● **Aim of the task**
Up to and including the line with "plt.rcParams['font.family'] = ['Liberation", write out the listing from its first line, minus the pictures.

● **Dataset content**
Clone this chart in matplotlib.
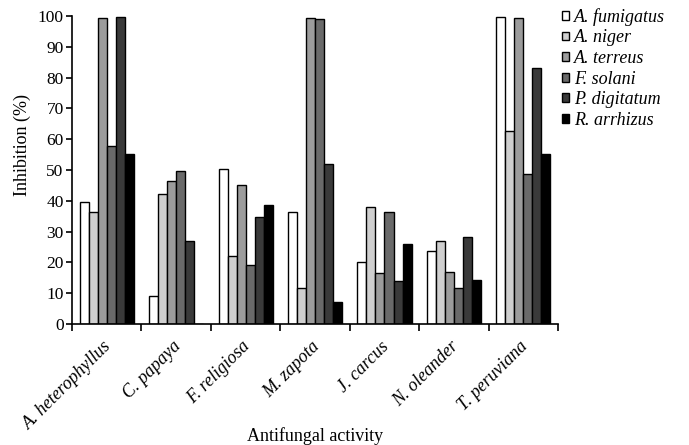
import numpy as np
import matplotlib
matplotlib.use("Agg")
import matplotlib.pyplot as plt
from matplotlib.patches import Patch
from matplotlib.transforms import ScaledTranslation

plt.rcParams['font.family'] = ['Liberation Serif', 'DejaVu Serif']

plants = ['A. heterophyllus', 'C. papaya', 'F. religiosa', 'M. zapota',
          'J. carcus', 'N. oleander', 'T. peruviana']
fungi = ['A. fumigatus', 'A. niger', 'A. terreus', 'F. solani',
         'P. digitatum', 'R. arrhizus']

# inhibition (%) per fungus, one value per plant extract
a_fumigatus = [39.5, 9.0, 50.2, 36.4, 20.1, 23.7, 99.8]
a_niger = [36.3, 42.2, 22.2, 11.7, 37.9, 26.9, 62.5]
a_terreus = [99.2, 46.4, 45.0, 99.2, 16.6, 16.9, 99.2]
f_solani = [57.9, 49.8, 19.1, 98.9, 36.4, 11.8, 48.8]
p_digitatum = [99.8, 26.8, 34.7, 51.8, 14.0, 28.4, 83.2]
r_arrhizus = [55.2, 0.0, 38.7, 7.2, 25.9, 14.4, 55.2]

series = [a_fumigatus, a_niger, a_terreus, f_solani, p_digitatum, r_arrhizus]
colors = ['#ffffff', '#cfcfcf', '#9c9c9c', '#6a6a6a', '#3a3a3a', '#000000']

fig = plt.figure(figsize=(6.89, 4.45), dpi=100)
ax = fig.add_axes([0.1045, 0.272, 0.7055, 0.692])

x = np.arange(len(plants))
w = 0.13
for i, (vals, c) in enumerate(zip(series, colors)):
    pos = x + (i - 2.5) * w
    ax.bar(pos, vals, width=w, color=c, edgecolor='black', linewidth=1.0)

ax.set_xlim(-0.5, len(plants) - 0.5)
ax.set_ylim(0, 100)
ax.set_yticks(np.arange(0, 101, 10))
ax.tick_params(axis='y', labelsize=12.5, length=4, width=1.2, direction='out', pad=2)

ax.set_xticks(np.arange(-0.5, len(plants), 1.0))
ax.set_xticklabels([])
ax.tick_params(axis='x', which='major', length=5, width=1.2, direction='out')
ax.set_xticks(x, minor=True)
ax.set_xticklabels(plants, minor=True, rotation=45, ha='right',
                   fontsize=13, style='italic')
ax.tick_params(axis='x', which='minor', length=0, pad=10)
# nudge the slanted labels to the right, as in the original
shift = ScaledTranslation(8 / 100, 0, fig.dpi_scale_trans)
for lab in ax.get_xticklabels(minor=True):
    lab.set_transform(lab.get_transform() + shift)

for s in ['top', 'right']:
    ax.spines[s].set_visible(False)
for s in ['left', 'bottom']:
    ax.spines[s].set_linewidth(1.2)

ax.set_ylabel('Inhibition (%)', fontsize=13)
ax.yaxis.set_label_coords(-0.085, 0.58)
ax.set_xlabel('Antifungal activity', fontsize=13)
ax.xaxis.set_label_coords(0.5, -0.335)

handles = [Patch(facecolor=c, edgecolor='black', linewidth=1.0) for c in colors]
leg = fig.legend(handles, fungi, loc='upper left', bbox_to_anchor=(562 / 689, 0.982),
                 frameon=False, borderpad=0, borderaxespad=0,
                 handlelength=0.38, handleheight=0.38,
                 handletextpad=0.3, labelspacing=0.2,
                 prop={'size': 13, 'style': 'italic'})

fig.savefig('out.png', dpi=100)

● **Output for this task**
Clone this chart in matplotlib.
import numpy as np
import matplotlib
matplotlib.use("Agg")
import matplotlib.pyplot as plt
from matplotlib.patches import Patch
from matplotlib.transforms import ScaledTranslation

plt.rcParams['font.family'] = ['Liberation Serif', 'DejaVu Serif']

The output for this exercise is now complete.